EMENTA: APELAÇÃO CÍVEL - AÇÃO ANULATÓRIA DE UNIÃO ESTÁVEL - SUPOSTA SIMULAÇÃO - PREJUDICIAL DE MÉRITO - REJEIÇÃO - RELACIONAMENTO DECLARADO EM DOCUMENTO PÚBLICO - PARTES MAIORES E CAPAZES - POSSIBILIDADE - FALTA DE CORRESPONDÊNCIA COM A REALIDADE - FINALIDADE DE INCLUSÃO DA REQUERIDA EM PLANO DE SAÚDE - PROVAS CONTUNDENTES - AUSÊNCIA - PRESUNÇÃO RELATIVA DE VERACIDADE DA ATA NOTARIAL - MANUTENÇÃO.
(TJMG - Apelação Cível 1.0000.23.113301-8/001, Relator(a): Des.(a) Ângela de Lourdes Rodrigues, 8ª Câmara Cível Especializada, julgamento em 05/10/2023, publicação da súmula em 09/10/2023).
Os três acórdãos transcritos relacionam-se com o presente texto ao elencar que as atas notariais possuem presunção relativa de veracidade em virtude da fé pública do tabelião do cartório, entretanto cabe prova em contrário. Frise-se também que somente é feito dessa forma desde que o material probatório em contrário seja robusto.

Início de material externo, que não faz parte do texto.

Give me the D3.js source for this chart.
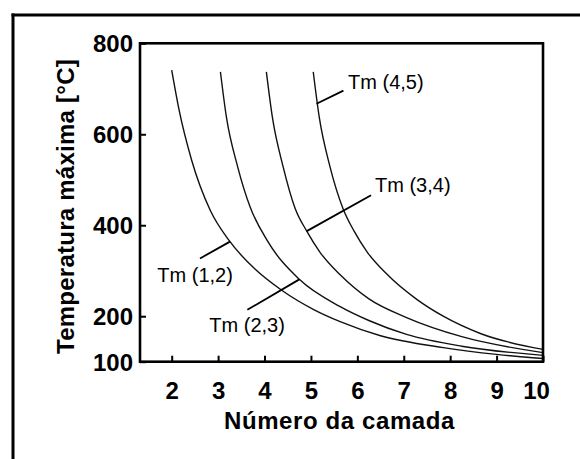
<!DOCTYPE html>
<html>
<head>
<meta charset="utf-8">
<script src="https://cdn.jsdelivr.net/npm/d3@7"></script>
<style>
  html, body { margin: 0; padding: 0; background: #fff; }
  svg { display: block; }
  text { font-family: "Liberation Sans", Arial, Helvetica, sans-serif; fill: #000; }
</style>
</head>
<body>
<svg id="chart" width="580" height="459"></svg>
<script>
// Maximum temperature reached in each layer (°C) versus layer number
const seriesNames = ["Tm (1,2)", "Tm (2,3)", "Tm (3,4)", "Tm (4,5)"];

const tm12Layer = [2.00, 2.16, 2.43, 2.83, 3.24, 3.80, 4.37, 5.07, 5.63, 6.50, 7.85, 9.00, 10.0];
const tm12Temp  = [741,  653,  543,  433,  366,  303,  257,  214,  188,  157,  131,  116,  107];

const tm23Layer = [3.05, 3.18, 3.42, 3.69, 4.06, 4.75, 5.63, 6.26, 7.06, 8.25, 10.0];
const tm23Temp  = [737,  637,  529,  440,  366,  281,  221,  190,  160,  134,  114];

const tm34Layer = [4.04, 4.17, 4.40, 4.66, 4.91, 5.20, 5.63, 6.25, 7.06, 8.25, 10.0];
const tm34Temp  = [737,  637,  529,  437,  387,  340,  291,  238,  197,  155,  120];

const tm45Layer = [5.05, 5.18, 5.41, 5.69, 5.93, 6.22, 6.65, 7.28, 7.85, 8.65, 10.0];
const tm45Temp  = [737,  637,  529,  437,  387,  340,  291,  237,  200,  162,  127];

const xTicks = [2, 3, 4, 5, 6, 7, 8, 9, 10];
const yTicks = [100, 200, 400, 600, 800];

const xTitle = "Número da camada";
const yTitle = "Temperatura máxima [°C]";

// Leader lines for the curve labels, in data units: [layer, temperature]
const leaderFrom = [[3.256, 364], [4.75, 281], [4.91, 387], [5.12, 667]];
const leaderTo   = [[2.61, 327],  [3.63, 214], [6.295, 466], [5.70, 696]];
const labelAt    = [[1.69, 276],  [2.81, 165], [6.38, 474], [5.80, 699]];

const series = [
  { name: seriesNames[0], xs: tm12Layer, ys: tm12Temp },
  { name: seriesNames[1], xs: tm23Layer, ys: tm23Temp },
  { name: seriesNames[2], xs: tm34Layer, ys: tm34Temp },
  { name: seriesNames[3], xs: tm45Layer, ys: tm45Temp }
].map(s => ({ name: s.name, pts: s.xs.map((v, i) => [v, s.ys[i]]) }));

const svg = d3.select("#chart");
const W = 580, H = 459;
const plot = { left: 140, right: 543, top: 43.3, bottom: 361.7 };

// outer frame (top and left edges)
svg.append("line").attr("x1", 11.5).attr("x2", W).attr("y1", 15).attr("y2", 15)
  .attr("stroke", "#000").attr("stroke-width", 3);
svg.append("line").attr("x1", 13).attr("x2", 13).attr("y1", 13.5).attr("y2", H)
  .attr("stroke", "#000").attr("stroke-width", 3);

const x = d3.scaleLinear().domain([1.317, 10]).range([plot.left, plot.right]);
const y = d3.scaleLinear().domain([100, 800]).range([plot.bottom, plot.top]);

// curves
const line = d3.line()
  .x(d => x(d[0]))
  .y(d => y(d[1]))
  .curve(d3.curveMonotoneX);

svg.append("g").selectAll("path")
  .data(series)
  .join("path")
  .attr("d", d => line(d.pts))
  .attr("fill", "none")
  .attr("stroke", "#111")
  .attr("stroke-width", 1.4);

// axes with inward ticks
const xAxis = d3.axisBottom(x).tickValues(xTicks).tickFormat(d3.format("d"))
  .tickSizeInner(-6).tickSizeOuter(0).tickPadding(20);
const yAxis = d3.axisLeft(y).tickValues(yTicks).tickFormat(d3.format("d"))
  .tickSizeInner(-6).tickSizeOuter(0).tickPadding(7);

const gx = svg.append("g").attr("transform", `translate(0,${plot.bottom})`).call(xAxis);
const gy = svg.append("g").attr("transform", `translate(${plot.left},0)`).call(yAxis);

[gx, gy].forEach(g => {
  g.select(".domain").remove();
  g.selectAll(".tick line").attr("stroke", "#000").attr("stroke-width", 2);
  g.selectAll(".tick text")
    .attr("font-size", 24).attr("font-weight", "bold")
    .attr("font-family", "'Liberation Sans', Arial, sans-serif")
    .attr("fill", "#000");
});
gy.selectAll(".tick text").attr("dy", "0.36em");
// keep the last layer number inside the frame's right edge
gx.selectAll(".tick text").filter(d => d === 10).attr("dx", -7);

// plot box
svg.append("rect")
  .attr("x", plot.left).attr("y", plot.top)
  .attr("width", plot.right - plot.left).attr("height", plot.bottom - plot.top)
  .attr("fill", "none").attr("stroke", "#000").attr("stroke-width", 2.6);

// axis titles
svg.append("text")
  .attr("x", (plot.left + plot.right) / 2 - 2).attr("y", 429)
  .attr("text-anchor", "middle")
  .attr("font-size", 24).attr("font-weight", "bold")
  .attr("letter-spacing", 0.6)
  .text(xTitle);

svg.append("text")
  .attr("transform", `translate(74,${(plot.top + plot.bottom) / 2 + 4}) rotate(-90)`)
  .attr("text-anchor", "middle")
  .attr("font-size", 24).attr("font-weight", "bold")
  .attr("letter-spacing", 0.25)
  .text(yTitle);

// curve labels with leader lines
const ann = svg.append("g");
seriesNames.forEach((name, i) => {
  ann.append("line")
    .attr("x1", x(leaderFrom[i][0])).attr("y1", y(leaderFrom[i][1]))
    .attr("x2", x(leaderTo[i][0])).attr("y2", y(leaderTo[i][1]))
    .attr("stroke", "#000").attr("stroke-width", 1.8);
  ann.append("text")
    .attr("x", x(labelAt[i][0])).attr("y", y(labelAt[i][1]))
    .attr("font-size", 20)
    .text(name);
});
</script>
</body>
</html>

Portanto, a ata notarial, apesar de gozar de relativa veracidade em razão da fé pública, pode ser desconstituída por prova robusta em contrário, demonstrando que, apesar de ser um bom meio de prova para a narração dos fatos, estes não necessariamente, no quesito conteudístico, são verdadeiros, mas, sim, a forma que eles assumem no material probatório. Assim, desmistifica-se o misticismo que gira em torno da ata notarial, porque ela pode garantir a forma, mas não o conteúdo.